_Work to be completed_
Leave out the pictures and copy everything else below exactly.

_Data extract_
◆ ◆ ◆ ◆ ◆ ◆ ◆

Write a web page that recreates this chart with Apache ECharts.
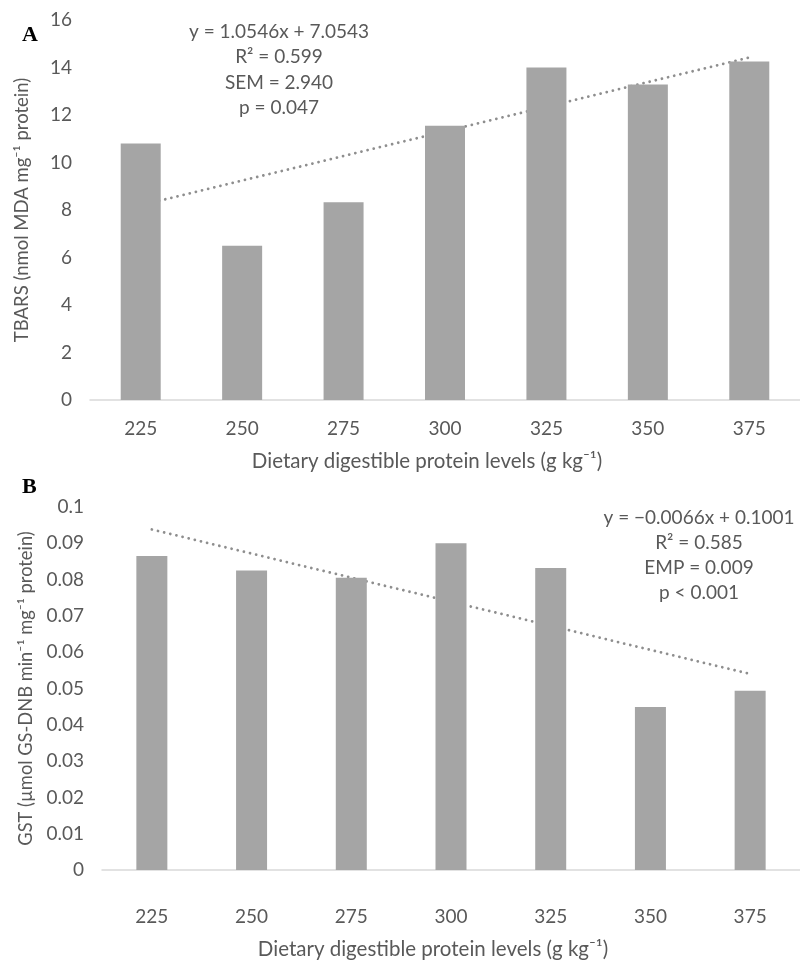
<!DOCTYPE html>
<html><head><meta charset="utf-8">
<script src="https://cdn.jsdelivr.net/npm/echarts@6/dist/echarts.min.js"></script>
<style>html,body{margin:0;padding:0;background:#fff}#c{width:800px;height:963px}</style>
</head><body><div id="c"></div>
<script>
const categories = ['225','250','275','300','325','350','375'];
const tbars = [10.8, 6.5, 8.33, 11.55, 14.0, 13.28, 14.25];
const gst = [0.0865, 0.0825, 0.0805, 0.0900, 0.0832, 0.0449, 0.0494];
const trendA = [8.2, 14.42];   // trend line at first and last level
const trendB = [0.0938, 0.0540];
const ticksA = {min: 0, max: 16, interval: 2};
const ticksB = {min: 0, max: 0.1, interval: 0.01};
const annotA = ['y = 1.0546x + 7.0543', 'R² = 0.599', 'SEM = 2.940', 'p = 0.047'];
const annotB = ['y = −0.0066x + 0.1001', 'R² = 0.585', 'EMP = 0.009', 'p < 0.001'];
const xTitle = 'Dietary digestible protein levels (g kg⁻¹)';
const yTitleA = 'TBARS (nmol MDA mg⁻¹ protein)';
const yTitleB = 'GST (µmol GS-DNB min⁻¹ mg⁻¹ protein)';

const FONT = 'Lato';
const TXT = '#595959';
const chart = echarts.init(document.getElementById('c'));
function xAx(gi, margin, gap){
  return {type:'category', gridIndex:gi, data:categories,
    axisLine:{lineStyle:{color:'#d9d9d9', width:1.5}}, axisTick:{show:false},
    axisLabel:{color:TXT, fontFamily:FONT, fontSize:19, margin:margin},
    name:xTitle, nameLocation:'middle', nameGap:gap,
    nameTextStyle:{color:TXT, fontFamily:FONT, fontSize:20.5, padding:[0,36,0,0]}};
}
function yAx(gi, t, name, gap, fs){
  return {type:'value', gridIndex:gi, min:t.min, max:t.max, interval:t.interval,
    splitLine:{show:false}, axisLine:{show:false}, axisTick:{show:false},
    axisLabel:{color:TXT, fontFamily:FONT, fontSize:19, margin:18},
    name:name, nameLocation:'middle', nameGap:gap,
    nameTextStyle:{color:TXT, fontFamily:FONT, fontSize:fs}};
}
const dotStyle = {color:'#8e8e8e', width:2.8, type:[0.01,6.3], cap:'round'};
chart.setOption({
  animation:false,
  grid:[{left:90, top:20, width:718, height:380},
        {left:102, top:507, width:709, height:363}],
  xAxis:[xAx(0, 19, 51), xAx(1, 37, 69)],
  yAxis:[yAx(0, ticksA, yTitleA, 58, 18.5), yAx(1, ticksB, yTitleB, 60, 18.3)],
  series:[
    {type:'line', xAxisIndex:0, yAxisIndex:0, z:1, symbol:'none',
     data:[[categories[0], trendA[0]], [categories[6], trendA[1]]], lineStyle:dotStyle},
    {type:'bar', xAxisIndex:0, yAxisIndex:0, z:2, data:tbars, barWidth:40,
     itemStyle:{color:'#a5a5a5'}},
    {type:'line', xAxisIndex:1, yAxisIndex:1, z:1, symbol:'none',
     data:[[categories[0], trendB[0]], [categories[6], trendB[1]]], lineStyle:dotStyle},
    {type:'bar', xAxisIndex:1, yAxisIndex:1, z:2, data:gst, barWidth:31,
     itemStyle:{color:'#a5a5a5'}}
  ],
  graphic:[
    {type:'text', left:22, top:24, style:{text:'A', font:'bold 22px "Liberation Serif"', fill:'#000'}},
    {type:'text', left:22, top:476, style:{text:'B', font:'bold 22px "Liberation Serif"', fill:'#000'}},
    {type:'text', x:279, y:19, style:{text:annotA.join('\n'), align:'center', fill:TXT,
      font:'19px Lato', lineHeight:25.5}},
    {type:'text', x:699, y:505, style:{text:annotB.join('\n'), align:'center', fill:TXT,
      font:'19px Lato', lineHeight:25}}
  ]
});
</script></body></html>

◆ ◆ ◆ ◆ ◆ ◆ ◆

_Solution for this task_
Write a web page that recreates this chart with Apache ECharts.
<!DOCTYPE html>
<html><head><meta charset="utf-8">
<script src="https://cdn.jsdelivr.net/npm/echarts@6/dist/echarts.min.js"></script>
<style>html,body{margin:0;padding:0;background:#fff}#c{width:800px;height:963px}</style>
</head><body><div id="c"></div>
<script>
const categories = ['225','250','275','300','325','350','375'];
const tbars = [10.8, 6.5, 8.33, 11.55, 14.0, 13.28, 14.25];
const gst = [0.0865, 0.0825, 0.0805, 0.0900, 0.0832, 0.0449, 0.0494];
const trendA = [8.2, 14.42];   // trend line at first and last level
const trendB = [0.0938, 0.0540];
const ticksA = {min: 0, max: 16, interval: 2};
const ticksB = {min: 0, max: 0.1, interval: 0.01};
const annotA = ['y = 1.0546x + 7.0543', 'R² = 0.599', 'SEM = 2.940', 'p = 0.047'];
const annotB = ['y = −0.0066x + 0.1001', 'R² = 0.585', 'EMP = 0.009', 'p < 0.001'];
const xTitle = 'Dietary digestible protein levels (g kg⁻¹)';
const yTitleA = 'TBARS (nmol MDA mg⁻¹ protein)';
const yTitleB = 'GST (µmol GS-DNB min⁻¹ mg⁻¹ protein)';

const FONT = 'Lato';
const TXT = '#595959';
const chart = echarts.init(document.getElementById('c'));
function xAx(gi, margin, gap){
  return {type:'category', gridIndex:gi, data:categories,
    axisLine:{lineStyle:{color:'#d9d9d9', width:1.5}}, axisTick:{show:false},
    axisLabel:{color:TXT, fontFamily:FONT, fontSize:19, margin:margin},
    name:xTitle, nameLocation:'middle', nameGap:gap,
    nameTextStyle:{color:TXT, fontFamily:FONT, fontSize:20.5, padding:[0,36,0,0]}};
}
function yAx(gi, t, name, gap, fs){
  return {type:'value', gridIndex:gi, min:t.min, max:t.max, interval:t.interval,
    splitLine:{show:false}, axisLine:{show:false}, axisTick:{show:false},
    axisLabel:{color:TXT, fontFamily:FONT, fontSize:19, margin:18},
    name:name, nameLocation:'middle', nameGap:gap,
    nameTextStyle:{color:TXT, fontFamily:FONT, fontSize:fs}};
}
const dotStyle = {color:'#8e8e8e', width:2.8, type:[0.01,6.3], cap:'round'};
chart.setOption({
  animation:false,
  grid:[{left:90, top:20, width:718, height:380},
        {left:102, top:507, width:709, height:363}],
  xAxis:[xAx(0, 19, 51), xAx(1, 37, 69)],
  yAxis:[yAx(0, ticksA, yTitleA, 58, 18.5), yAx(1, ticksB, yTitleB, 60, 18.3)],
  series:[
    {type:'line', xAxisIndex:0, yAxisIndex:0, z:1, symbol:'none',
     data:[[categories[0], trendA[0]], [categories[6], trendA[1]]], lineStyle:dotStyle},
    {type:'bar', xAxisIndex:0, yAxisIndex:0, z:2, data:tbars, barWidth:40,
     itemStyle:{color:'#a5a5a5'}},
    {type:'line', xAxisIndex:1, yAxisIndex:1, z:1, symbol:'none',
     data:[[categories[0], trendB[0]], [categories[6], trendB[1]]], lineStyle:dotStyle},
    {type:'bar', xAxisIndex:1, yAxisIndex:1, z:2, data:gst, barWidth:31,
     itemStyle:{color:'#a5a5a5'}}
  ],
  graphic:[
    {type:'text', left:22, top:24, style:{text:'A', font:'bold 22px "Liberation Serif"', fill:'#000'}},
    {type:'text', left:22, top:476, style:{text:'B', font:'bold 22px "Liberation Serif"', fill:'#000'}},
    {type:'text', x:279, y:19, style:{text:annotA.join('\n'), align:'center', fill:TXT,
      font:'19px Lato', lineHeight:25.5}},
    {type:'text', x:699, y:505, style:{text:annotB.join('\n'), align:'center', fill:TXT,
      font:'19px Lato', lineHeight:25}}
  ]
});
</script></body></html>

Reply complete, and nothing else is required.